Just like the other Todd English restaurants, Hook has dark interiors and a bit of pub/bar vibe to it but with a touch of class.
I was first greeted by a beautiful showcase of seafood ranging from humongous fishes in different colors to the freshest oysters I've laid my eyes on.
Eric welcomed us and ushered us to our table and suggested that we try the Three Tiered Seafood Platter (PHP3,500) and (Not) Paella (PHP750). As clueless diners, we let him surprise us with his choices.
While waiting for our food, we were given glasses of champagne to pair with our meal. And it was a pretty good way to cap the week.
After a few minutes, one of the friendly staff members served our three tiered platter and we were pleasantly delighted by it. The fresh seafood platter was a beautiful sight.
Mouthwatering oysters, scallops, salmon, tuna, shrimp, uni, crab, snapper and mussels filled all three trays and it made us feel that we were in seafood heaven. And apparently, we were! Who knew heaven has a satellite branch in Uptown Parade?
I first sampled the oysters and it made me tear up with its freshness. Its slight sweetness was simply addicting. I skipped the sauces for me to fully enjoy its divine taste.
Up next were the white clams which had a rich taste that reminded me of pico de gallo. I loved the snap I get from munching these little goodies!
One of my favorites was the scallop motoyaki. It also had that desirable snap I like from seafood and the creamy taste made this seafood a winner in my book (and R’s).

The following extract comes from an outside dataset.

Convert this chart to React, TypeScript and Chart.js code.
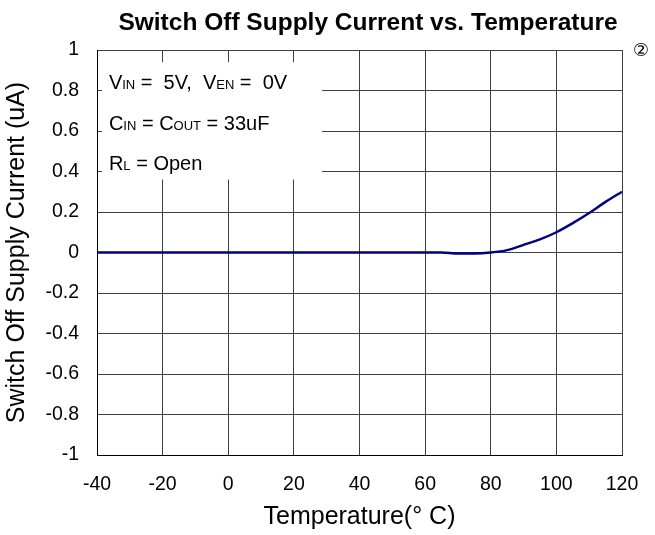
import React, { useEffect, useRef } from 'react';
import { Chart, registerables } from 'chart.js';

Chart.register(...registerables);

const temperatures = [-40, -20, 0, 20, 40, 60, 65, 70, 75, 80, 85, 90, 95, 100, 105, 110, 115, 120];
const currents = [0, 0, 0, 0, 0, 0, 0, -0.005, -0.005, 0, 0.012, 0.038, 0.065, 0.1, 0.145, 0.195, 0.25, 0.3];
const xTickValues = [-40, -20, 0, 20, 40, 60, 80, 100, 120];
const yTickValues = [-1, -0.8, -0.6, -0.4, -0.2, 0, 0.2, 0.4, 0.6, 0.8, 1];
const chartTitle = 'Switch Off Supply Current vs. Temperature';
const xAxisTitle = 'Temperature(° C)';
const yAxisTitle = 'Switch Off Supply Current (uA)';
const cornerMark = '②';
// each line: segments of [text, isSubscript]
const noteLines: [string, boolean][][] = [
  [['V', false], ['IN', true], [' =  5V,  V', false], ['EN', true], [' =  0V', false]],
  [['C', false], ['IN', true], [' = C', false], ['OUT', true], [' = 33uF', false]],
  [['R', false], ['L', true], [' = Open', false]],
];
// note box extent in data units
const noteBoxX = [-38.5, 28.6];
const noteBoxY = [0.94, 0.36];

const FONT = '"Liberation Sans", Arial, sans-serif';

const overlayPlugin = {
  id: 'overlay',
  beforeDatasetsDraw(chart: any) {
    const { ctx, scales } = chart;
    const x = scales.x;
    const y = scales.y;
    const x0 = x.getPixelForValue(noteBoxX[0]);
    const x1 = x.getPixelForValue(noteBoxX[1]);
    const y0 = y.getPixelForValue(noteBoxY[0]);
    const y1 = y.getPixelForValue(noteBoxY[1]);
    ctx.save();
    ctx.fillStyle = '#ffffff';
    ctx.fillRect(x0, y0, x1 - x0, y1 - y0);
    ctx.fillStyle = '#000000';
    ctx.textBaseline = 'alphabetic';
    ctx.textAlign = 'left';
    const lineGap = 40.5;
    noteLines.forEach((segs, i) => {
      let cx = x0 + 7;
      const by = y0 + 27 + i * lineGap;
      segs.forEach(([t, sub]) => {
        ctx.font = sub ? `13px ${FONT}` : `20px ${FONT}`;
        ctx.fillText(t, cx, by);
        cx += ctx.measureText(t).width;
      });
    });
    ctx.restore();
  },
  afterDraw(chart: any) {
    const { ctx, chartArea } = chart;
    ctx.save();
    ctx.fillStyle = '#000000';
    ctx.textAlign = 'center';
    ctx.textBaseline = 'alphabetic';
    ctx.font = `bold 24.5px ${FONT}`;
    ctx.fillText(chartTitle, 368, 30);
    ctx.font = `18px "DejaVu Sans", sans-serif`;
    ctx.textBaseline = 'middle';
    ctx.fillText(cornerMark, chartArea.right + 19, chartArea.top + 1);
    ctx.restore();
  },
};

export default function App() {
  const ref = useRef<HTMLCanvasElement | null>(null);
  useEffect(() => {
    if (!ref.current) return;
    const chart = new Chart(ref.current, {
      type: 'line',
      data: {
        datasets: [
          {
            data: temperatures.map((t, i) => ({ x: t, y: currents[i] })),
            borderColor: '#000080',
            borderWidth: 2.4,
            pointRadius: 0,
            fill: false,
            cubicInterpolationMode: 'monotone',
          },
        ],
      },
      options: {
        animation: false,
        responsive: false,
        layout: { padding: { top: 50, right: 33, left: 0, bottom: 0 } },
        plugins: { legend: { display: false }, tooltip: { enabled: false }, title: { display: false } },
        scales: {
          x: {
            type: 'linear',
            min: -40,
            max: 120,
            afterFit: (s: any) => { s.height = 80; s.paddingLeft = 0; s.paddingRight = 0; },
            afterBuildTicks: (s: any) => { s.ticks = xTickValues.map((v) => ({ value: v })); },
            grid: { color: '#404040', lineWidth: 1, drawTicks: false },
            border: { color: '#000000', width: 1 },
            ticks: { color: '#000000', font: { family: FONT, size: 19.5 }, padding: 18, maxRotation: 0 },
            title: { display: true, text: xAxisTitle, color: '#000000', font: { family: FONT, size: 25 }, padding: { top: 0, bottom: 3 } },
          },
          y: {
            type: 'linear',
            min: -1,
            max: 1,
            afterFit: (s: any) => { s.width = 97; s.paddingTop = 0; s.paddingBottom = 0; },
            afterBuildTicks: (s: any) => { s.ticks = yTickValues.map((v) => ({ value: v })); },
            grid: { color: '#404040', lineWidth: 1, drawTicks: false },
            border: { color: '#000000', width: 1 },
            ticks: {
              color: '#000000',
              font: { family: FONT, size: 19.5 },
              padding: 18,
              callback: (v: any) => String(Number(Number(v).toFixed(1))),
            },
            title: { display: true, text: yAxisTitle, color: '#000000', font: { family: FONT, size: 25 }, padding: { top: 2, bottom: 0 } },
          },
        },
      },
      plugins: [overlayPlugin],
    } as any);
    return () => chart.destroy();
  }, []);
  return (
    <div style={{ position: 'fixed', left: 0, top: 0, width: 655, height: 535, background: '#fff' }}>
      <canvas ref={ref} width={655} height={535} />
    </div>
  );
}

The chilled shrimps were excellent as well and I loved it with the Yuzu sauce for additional taste.
The mussel with what tasted like Korean ssamjang was among my top 3 favorites. I just loved how the fresh mussel and slightly spiced thick red paste created a gastronomic party for my taste buds.
The snapper topped with chopped onions was also fantastic. Its soft and smooth texture turned me into a snapper fan.
After unbuttoning our pants, we started to feast on the topmost tray which had crab with uni slab, tuna poke and salmon with ginger scallion jam.
I am quite a purist when it comes to my seafood so I was overwhelmed by the strong tastes of the tuna poke’s dressing and the ginger scallion jam on the salmon sashimi.
Though both were amazing, I had to wipe off some of the dressing or topping from these two seafood favorites for me to enjoy.
The crab meat placed on the crab shell and topped with uni slab and ikura was another story though. These three loves were served plain and fresh, just the way I like it.
The place became crowded around 8 pm so it took a bit before our (not) paella was served but it was definitely worth the wait.
Okay, you must be wondering why it is not called paella when it looks like one. Well, one word... risotto. Though other places do offer paella with risotto instead of paella rice, I guess Hook is being very transparent that they don’t use the latter. Taste-wise, it was amazing. The flavorful grain topped with seafood and saffron ticked my taste buds with glee and made me utter delicioso!
But this beautiful pan was overshadowed by Mr. Penguin (PHP450). This dessert, inspired by Todd English’s to die for chocolate dessert, is a combination of black and white cake, caramel sauce, dark chocolate ganache and truffle oil. And it was love at first bite. I was ready to dance like Michael Jackson (which was planned to be the dessert’s name till they realized it might leave a racist impression) after one spoonful. It was so chocolatey but not the type that would make you gasp for water. The rich tastes of chocolate ganache and caramel were beautifully balanced by the cake. I can’t wait to have more of this!
It was definitely one dinner to remember. I will be back soon, Hook!
Note: Hook has a delectable happy hour where you could score your fresh oysters from Aklan for only $1 instead of PHP70 per piece. It’s a steal!!!